((

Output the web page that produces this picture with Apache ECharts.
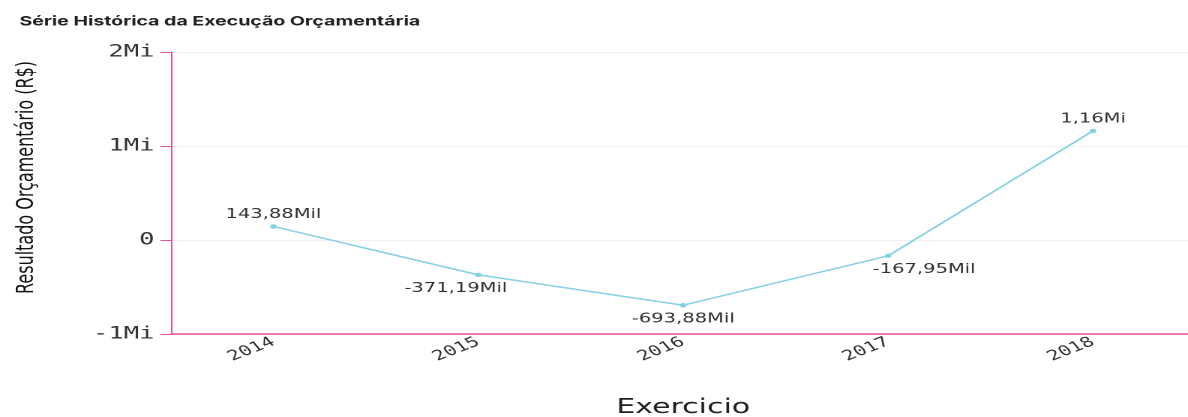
<!DOCTYPE html>
<html>
<head>
<meta charset="utf-8">
<script src="https://cdn.jsdelivr.net/npm/echarts@6/dist/echarts.min.js"></script>
<style>
html,body{margin:0;padding:0;background:#fff;overflow:hidden;}
#c{width:792px;height:417px;transform:scaleX(1.5);transform-origin:0 0;}
</style>
</head>
<body>
<div id="c"></div>
<script>
const title = 'Série Histórica da Execução Orçamentária';
const categories = ['2014', '2015', '2016', '2017', '2018'];
const values = [143880, -371190, -693880, -167950, 1160000];
const labelPositions = ['top', 'bottom', 'bottom', 'bottom', 'top'];
const labelShift = [0, -15, 0, 24, 0];
const yTicks = [-1000000, 0, 1000000, 2000000];
const xName = 'Exercicio';
const yName = 'Resultado Orçamentário (R$)';

function fmtValue(v) {
  const a = Math.abs(v);
  if (a >= 1e6) return (v / 1e6).toFixed(2).replace('.', ',') + 'Mi';
  if (a >= 1e3) return (v / 1e3).toFixed(2).replace('.', ',') + 'Mil';
  return String(v);
}
function fmtAxis(v) {
  if (v === 0) return '0';
  return (v / 1e6) + 'Mi';
}

const pink = '#e8509a';
const chart = echarts.init(document.getElementById('c'), null, {renderer: 'canvas', devicePixelRatio: 2});
chart.setOption({
  animation: false,
  backgroundColor: '#fff',
  title: {
    text: title, left: 13, top: 15, padding: 0,
    textStyle: {fontFamily: 'Inter', fontWeight: 'bold', fontSize: 13, color: '#222'}
  },
  grid: {left: 114, top: 52, width: 683, height: 282, containLabel: false, outerBoundsMode: 'none'},
  xAxis: {
    type: 'category',
    data: categories,
    boundaryGap: true,
    name: xName,
    nameLocation: 'middle',
    nameGap: 64,
    nameTextStyle: {fontFamily: 'DejaVu Sans', fontSize: 20, color: '#222'},
    axisLine: {show: true, onZero: false, lineStyle: {color: pink, width: 1.5}},
    axisTick: {show: false},
    axisLabel: {rotate: 30, margin: 7, fontFamily: 'DejaVu Sans Mono', fontSize: 14, color: '#333'},
    splitLine: {show: false}
  },
  yAxis: {
    type: 'value',
    min: yTicks[0], max: yTicks[yTicks.length - 1], interval: 1000000,
    name: yName,
    nameLocation: 'middle',
    nameGap: 88,
    nameTextStyle: {fontFamily: 'DejaVu Sans', fontSize: 16, color: '#111', padding: [0, 0, 0, 31]},
    axisLine: {show: true, lineStyle: {color: pink, width: 1}},
    axisTick: {show: true, length: 7, lineStyle: {color: pink, width: 1}},
    axisLabel: {formatter: fmtAxis, margin: 11, fontFamily: 'DejaVu Sans Mono', fontSize: 17, color: '#333'},
    splitLine: {show: true, lineStyle: {color: '#f0f0f0', width: 1}}
  },
  series: [{
    type: 'line',
    data: values.map((v, i) => ({
      value: v,
      label: {
        position: labelPositions[i],
        distance: labelPositions[i] === 'top' ? 3 : 5,
        offset: [labelShift[i], 0]
      }
    })),
    symbol: 'circle',
    symbolSize: 4.5,
    itemStyle: {color: '#86d0e6'},
    lineStyle: {color: '#86d0e6', width: 1.5},
    label: {
      show: true,
      formatter: p => fmtValue(p.value),
      fontFamily: 'DejaVu Sans', fontSize: 13, color: '#333'
    }
  }]
});
</script>
</body>
</html>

))

Reproduce the listing exactly. Leave its pictures out.

Output the web page that produces this picture with Apache ECharts.
<!DOCTYPE html>
<html>
<head>
<meta charset="utf-8">
<script src="https://cdn.jsdelivr.net/npm/echarts@6/dist/echarts.min.js"></script>
<style>
html,body{margin:0;padding:0;background:#fff;overflow:hidden;}
#c{width:792px;height:417px;transform:scaleX(1.5);transform-origin:0 0;}
</style>
</head>
<body>
<div id="c"></div>
<script>
const title = 'Série Histórica da Execução Orçamentária';
const categories = ['2014', '2015', '2016', '2017', '2018'];
const values = [143880, -371190, -693880, -167950, 1160000];
const labelPositions = ['top', 'bottom', 'bottom', 'bottom', 'top'];
const labelShift = [0, -15, 0, 24, 0];
const yTicks = [-1000000, 0, 1000000, 2000000];
const xName = 'Exercicio';
const yName = 'Resultado Orçamentário (R$)';

function fmtValue(v) {
  const a = Math.abs(v);
  if (a >= 1e6) return (v / 1e6).toFixed(2).replace('.', ',') + 'Mi';
  if (a >= 1e3) return (v / 1e3).toFixed(2).replace('.', ',') + 'Mil';
  return String(v);
}
function fmtAxis(v) {
  if (v === 0) return '0';
  return (v / 1e6) + 'Mi';
}

const pink = '#e8509a';
const chart = echarts.init(document.getElementById('c'), null, {renderer: 'canvas', devicePixelRatio: 2});
chart.setOption({
  animation: false,
  backgroundColor: '#fff',
  title: {
    text: title, left: 13, top: 15, padding: 0,
    textStyle: {fontFamily: 'Inter', fontWeight: 'bold', fontSize: 13, color: '#222'}
  },
  grid: {left: 114, top: 52, width: 683, height: 282, containLabel: false, outerBoundsMode: 'none'},
  xAxis: {
    type: 'category',
    data: categories,
    boundaryGap: true,
    name: xName,
    nameLocation: 'middle',
    nameGap: 64,
    nameTextStyle: {fontFamily: 'DejaVu Sans', fontSize: 20, color: '#222'},
    axisLine: {show: true, onZero: false, lineStyle: {color: pink, width: 1.5}},
    axisTick: {show: false},
    axisLabel: {rotate: 30, margin: 7, fontFamily: 'DejaVu Sans Mono', fontSize: 14, color: '#333'},
    splitLine: {show: false}
  },
  yAxis: {
    type: 'value',
    min: yTicks[0], max: yTicks[yTicks.length - 1], interval: 1000000,
    name: yName,
    nameLocation: 'middle',
    nameGap: 88,
    nameTextStyle: {fontFamily: 'DejaVu Sans', fontSize: 16, color: '#111', padding: [0, 0, 0, 31]},
    axisLine: {show: true, lineStyle: {color: pink, width: 1}},
    axisTick: {show: true, length: 7, lineStyle: {color: pink, width: 1}},
    axisLabel: {formatter: fmtAxis, margin: 11, fontFamily: 'DejaVu Sans Mono', fontSize: 17, color: '#333'},
    splitLine: {show: true, lineStyle: {color: '#f0f0f0', width: 1}}
  },
  series: [{
    type: 'line',
    data: values.map((v, i) => ({
      value: v,
      label: {
        position: labelPositions[i],
        distance: labelPositions[i] === 'top' ? 3 : 5,
        offset: [labelShift[i], 0]
      }
    })),
    symbol: 'circle',
    symbolSize: 4.5,
    itemStyle: {color: '#86d0e6'},
    lineStyle: {color: '#86d0e6', width: 1.5},
    label: {
      show: true,
      formatter: p => fmtValue(p.value),
      fontFamily: 'DejaVu Sans', fontSize: 13, color: '#333'
    }
  }]
});
</script>
</body>
</html>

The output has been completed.